### [Written task]
Write out all lines holding the word "matplotlib".

(Records from a collection)
■ ■ ■ ■
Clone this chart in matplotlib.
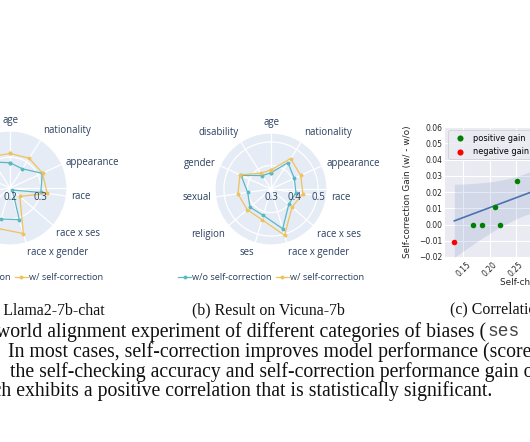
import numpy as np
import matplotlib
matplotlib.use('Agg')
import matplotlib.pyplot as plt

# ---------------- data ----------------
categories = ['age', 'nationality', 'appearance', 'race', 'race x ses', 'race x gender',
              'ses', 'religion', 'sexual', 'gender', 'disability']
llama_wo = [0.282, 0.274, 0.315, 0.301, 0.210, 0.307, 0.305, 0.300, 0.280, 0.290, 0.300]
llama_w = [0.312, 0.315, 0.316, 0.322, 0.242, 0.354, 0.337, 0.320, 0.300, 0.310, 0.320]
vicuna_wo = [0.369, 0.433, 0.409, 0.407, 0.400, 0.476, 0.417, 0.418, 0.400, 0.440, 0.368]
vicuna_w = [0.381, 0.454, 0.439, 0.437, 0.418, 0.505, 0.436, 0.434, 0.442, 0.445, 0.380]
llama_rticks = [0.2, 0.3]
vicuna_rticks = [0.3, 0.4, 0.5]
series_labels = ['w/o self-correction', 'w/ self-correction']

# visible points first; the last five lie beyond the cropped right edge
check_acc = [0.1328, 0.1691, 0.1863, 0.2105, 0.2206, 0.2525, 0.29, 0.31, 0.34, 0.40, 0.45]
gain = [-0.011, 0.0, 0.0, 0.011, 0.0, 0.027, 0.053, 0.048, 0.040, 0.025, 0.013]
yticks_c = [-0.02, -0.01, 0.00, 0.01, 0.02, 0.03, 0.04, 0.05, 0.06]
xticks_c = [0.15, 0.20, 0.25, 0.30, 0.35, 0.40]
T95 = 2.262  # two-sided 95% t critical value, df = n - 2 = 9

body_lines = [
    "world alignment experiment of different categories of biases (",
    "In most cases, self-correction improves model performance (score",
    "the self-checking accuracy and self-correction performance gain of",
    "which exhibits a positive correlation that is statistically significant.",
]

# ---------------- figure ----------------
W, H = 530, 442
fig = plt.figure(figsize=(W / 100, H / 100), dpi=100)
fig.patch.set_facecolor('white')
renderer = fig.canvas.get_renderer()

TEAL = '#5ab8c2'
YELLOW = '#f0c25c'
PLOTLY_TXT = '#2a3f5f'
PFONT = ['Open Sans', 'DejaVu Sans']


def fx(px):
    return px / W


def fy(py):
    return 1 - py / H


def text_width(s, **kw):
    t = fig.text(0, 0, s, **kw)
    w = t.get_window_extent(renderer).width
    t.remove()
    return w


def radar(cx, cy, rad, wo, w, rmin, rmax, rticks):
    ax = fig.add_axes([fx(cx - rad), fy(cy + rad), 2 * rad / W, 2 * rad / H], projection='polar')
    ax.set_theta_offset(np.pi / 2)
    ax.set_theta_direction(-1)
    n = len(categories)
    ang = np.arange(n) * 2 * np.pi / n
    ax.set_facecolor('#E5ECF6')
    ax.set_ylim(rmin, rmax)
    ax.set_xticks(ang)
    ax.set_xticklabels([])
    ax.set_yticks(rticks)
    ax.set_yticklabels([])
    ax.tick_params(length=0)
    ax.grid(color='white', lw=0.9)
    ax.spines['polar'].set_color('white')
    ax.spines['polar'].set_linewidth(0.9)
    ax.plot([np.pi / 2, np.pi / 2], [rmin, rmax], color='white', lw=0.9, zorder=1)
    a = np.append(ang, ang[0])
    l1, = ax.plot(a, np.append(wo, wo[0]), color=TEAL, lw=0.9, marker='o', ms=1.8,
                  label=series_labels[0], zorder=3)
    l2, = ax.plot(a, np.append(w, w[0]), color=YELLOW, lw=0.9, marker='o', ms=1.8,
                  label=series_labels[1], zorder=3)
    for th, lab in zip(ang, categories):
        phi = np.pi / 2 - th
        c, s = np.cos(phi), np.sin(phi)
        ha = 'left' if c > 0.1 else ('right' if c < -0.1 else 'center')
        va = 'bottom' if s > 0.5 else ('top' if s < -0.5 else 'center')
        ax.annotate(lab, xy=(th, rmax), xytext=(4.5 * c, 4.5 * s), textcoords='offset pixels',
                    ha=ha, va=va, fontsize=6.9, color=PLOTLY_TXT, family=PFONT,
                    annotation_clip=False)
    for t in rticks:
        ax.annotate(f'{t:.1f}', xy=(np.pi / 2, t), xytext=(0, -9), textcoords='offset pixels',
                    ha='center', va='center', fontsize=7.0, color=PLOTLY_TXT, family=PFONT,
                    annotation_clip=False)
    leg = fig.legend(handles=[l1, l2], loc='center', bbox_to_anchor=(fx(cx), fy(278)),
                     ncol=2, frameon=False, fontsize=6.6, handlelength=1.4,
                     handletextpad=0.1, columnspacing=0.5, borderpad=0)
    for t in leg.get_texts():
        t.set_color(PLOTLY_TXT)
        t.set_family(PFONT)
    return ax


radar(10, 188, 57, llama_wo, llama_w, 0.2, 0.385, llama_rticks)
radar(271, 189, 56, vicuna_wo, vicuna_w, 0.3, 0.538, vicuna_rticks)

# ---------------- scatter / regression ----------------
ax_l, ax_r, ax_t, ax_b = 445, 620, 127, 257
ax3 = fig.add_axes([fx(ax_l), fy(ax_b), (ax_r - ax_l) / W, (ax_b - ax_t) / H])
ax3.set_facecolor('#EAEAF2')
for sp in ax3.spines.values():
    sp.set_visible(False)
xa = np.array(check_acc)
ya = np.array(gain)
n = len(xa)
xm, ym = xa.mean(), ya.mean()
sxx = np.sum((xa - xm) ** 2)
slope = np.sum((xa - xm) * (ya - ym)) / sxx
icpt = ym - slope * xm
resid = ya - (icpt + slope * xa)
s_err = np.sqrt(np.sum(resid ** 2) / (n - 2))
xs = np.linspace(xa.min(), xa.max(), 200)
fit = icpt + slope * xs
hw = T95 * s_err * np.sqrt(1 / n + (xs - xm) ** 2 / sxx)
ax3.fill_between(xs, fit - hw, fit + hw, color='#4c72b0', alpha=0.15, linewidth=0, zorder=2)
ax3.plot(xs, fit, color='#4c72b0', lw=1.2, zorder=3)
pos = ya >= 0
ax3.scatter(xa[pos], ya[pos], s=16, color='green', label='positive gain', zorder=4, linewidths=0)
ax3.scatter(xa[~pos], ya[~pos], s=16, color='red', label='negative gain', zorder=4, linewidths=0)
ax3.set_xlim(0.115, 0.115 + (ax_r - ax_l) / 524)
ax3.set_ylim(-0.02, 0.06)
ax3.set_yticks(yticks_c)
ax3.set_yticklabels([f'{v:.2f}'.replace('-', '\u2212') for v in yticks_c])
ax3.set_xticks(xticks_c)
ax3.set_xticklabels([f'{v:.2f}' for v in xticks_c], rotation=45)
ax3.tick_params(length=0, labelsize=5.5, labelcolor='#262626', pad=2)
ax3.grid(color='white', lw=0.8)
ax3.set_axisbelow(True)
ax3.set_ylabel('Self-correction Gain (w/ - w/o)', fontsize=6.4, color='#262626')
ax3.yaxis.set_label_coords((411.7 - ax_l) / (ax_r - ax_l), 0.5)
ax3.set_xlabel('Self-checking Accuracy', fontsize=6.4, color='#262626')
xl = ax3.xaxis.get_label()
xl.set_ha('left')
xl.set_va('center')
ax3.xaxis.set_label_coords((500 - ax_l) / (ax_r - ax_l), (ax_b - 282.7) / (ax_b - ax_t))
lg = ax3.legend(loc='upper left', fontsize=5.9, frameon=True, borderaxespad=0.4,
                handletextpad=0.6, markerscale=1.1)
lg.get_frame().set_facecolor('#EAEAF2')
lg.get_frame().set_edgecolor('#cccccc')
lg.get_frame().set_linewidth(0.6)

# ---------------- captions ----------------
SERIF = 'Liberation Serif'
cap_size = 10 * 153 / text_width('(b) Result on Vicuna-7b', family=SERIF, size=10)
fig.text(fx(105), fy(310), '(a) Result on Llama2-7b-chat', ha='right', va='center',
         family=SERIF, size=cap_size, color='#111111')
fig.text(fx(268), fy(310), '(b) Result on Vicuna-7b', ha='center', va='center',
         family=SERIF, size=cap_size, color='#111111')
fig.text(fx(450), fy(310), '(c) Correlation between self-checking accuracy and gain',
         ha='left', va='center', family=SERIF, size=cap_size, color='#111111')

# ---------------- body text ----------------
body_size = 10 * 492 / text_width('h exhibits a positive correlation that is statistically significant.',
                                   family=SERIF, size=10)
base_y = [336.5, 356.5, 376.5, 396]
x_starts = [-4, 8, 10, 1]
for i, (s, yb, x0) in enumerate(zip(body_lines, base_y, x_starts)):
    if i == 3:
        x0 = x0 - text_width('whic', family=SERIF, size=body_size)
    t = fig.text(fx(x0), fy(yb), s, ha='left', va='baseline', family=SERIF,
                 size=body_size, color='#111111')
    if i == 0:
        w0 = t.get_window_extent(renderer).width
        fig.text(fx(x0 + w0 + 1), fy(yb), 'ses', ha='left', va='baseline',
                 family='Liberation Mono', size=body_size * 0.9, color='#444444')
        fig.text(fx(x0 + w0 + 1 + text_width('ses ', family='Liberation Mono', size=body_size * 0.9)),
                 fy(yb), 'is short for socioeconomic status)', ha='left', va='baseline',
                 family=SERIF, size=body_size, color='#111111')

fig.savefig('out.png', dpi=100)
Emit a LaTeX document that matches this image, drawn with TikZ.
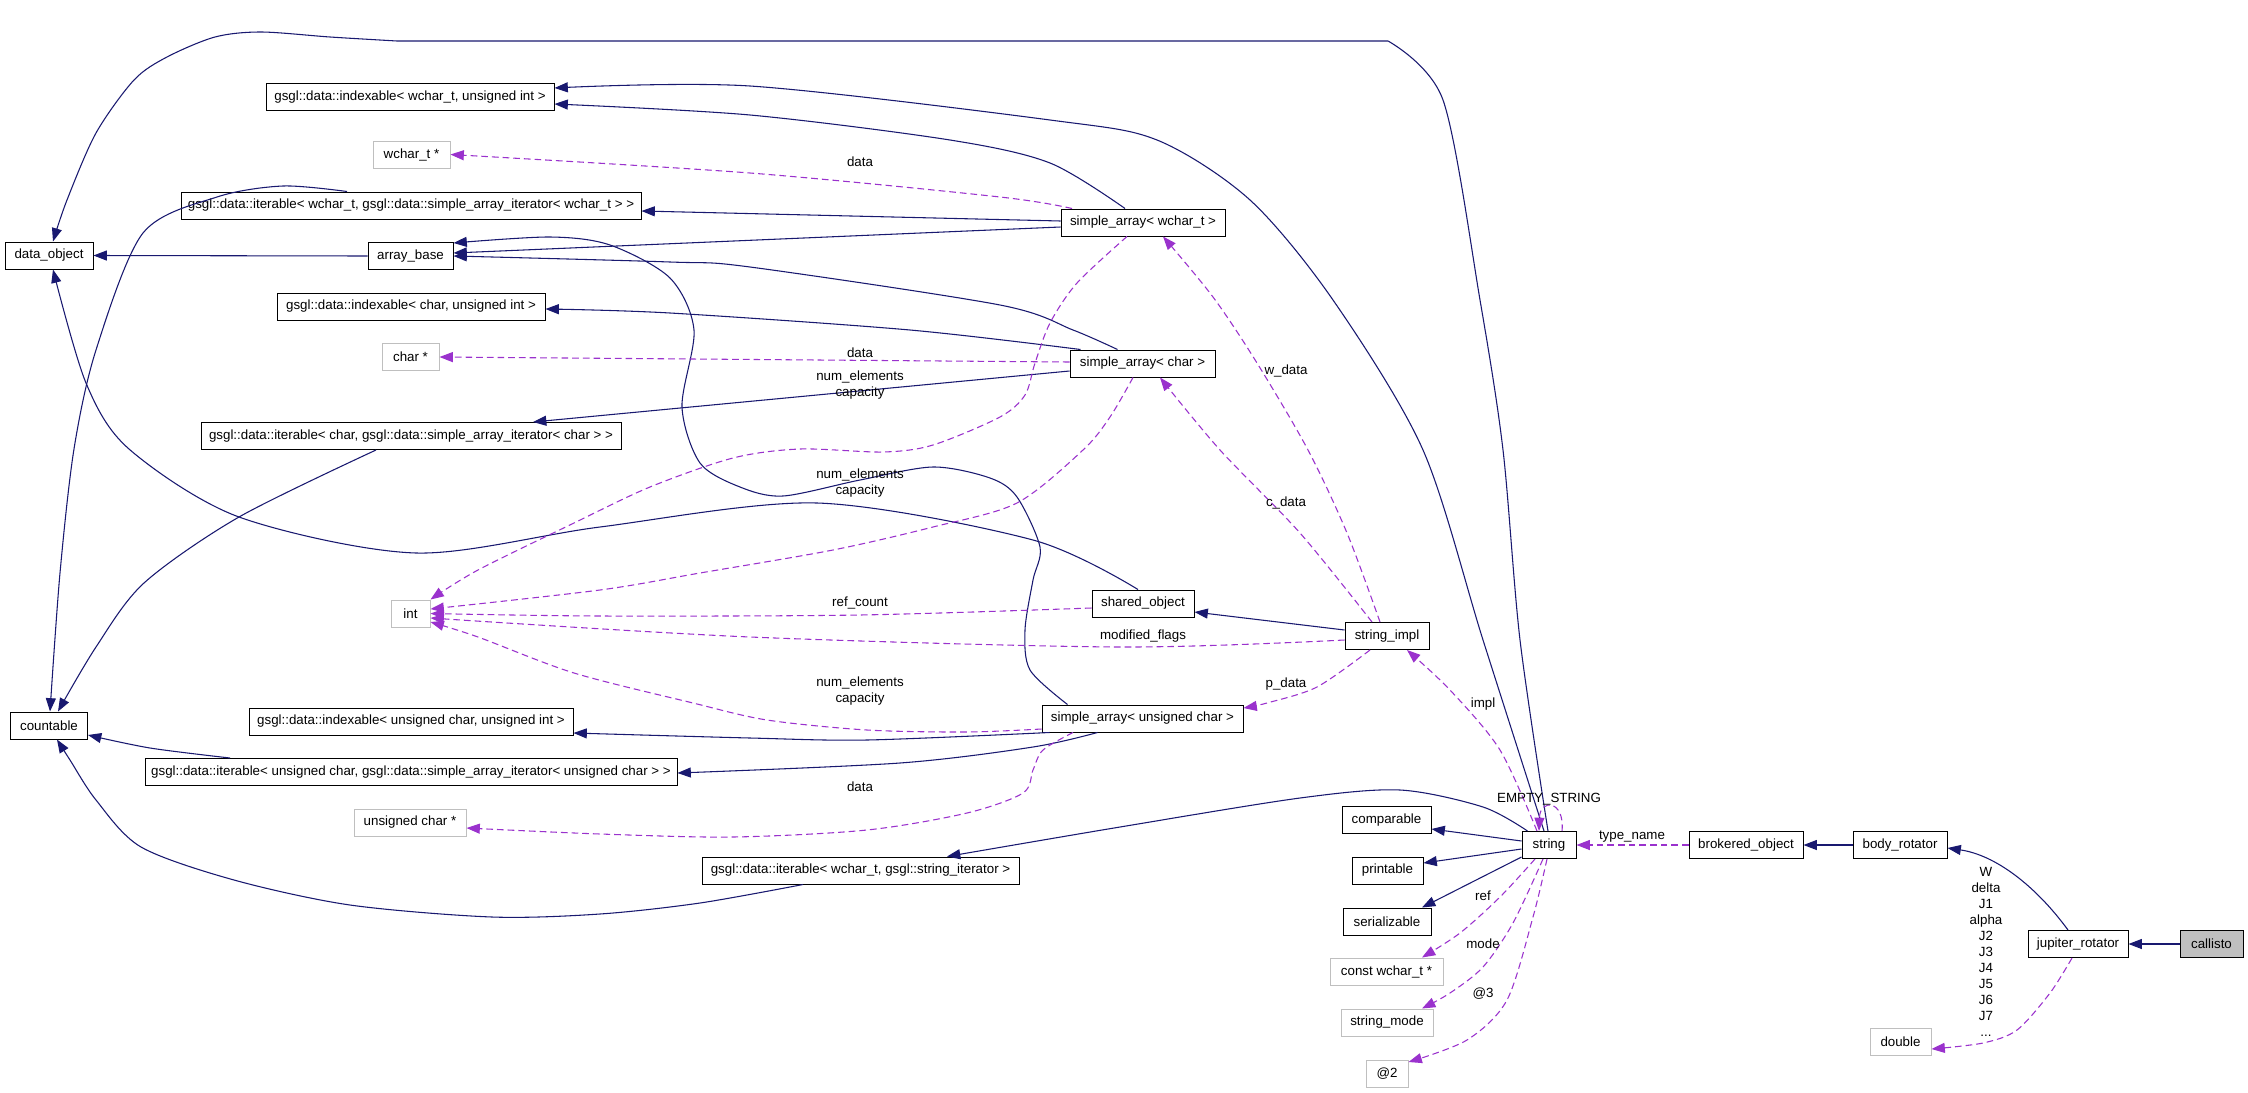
■ ■ ■ ■
### [Task response]
Clone this chart in matplotlib.
import matplotlib
matplotlib.use('Agg')
import matplotlib.pyplot as plt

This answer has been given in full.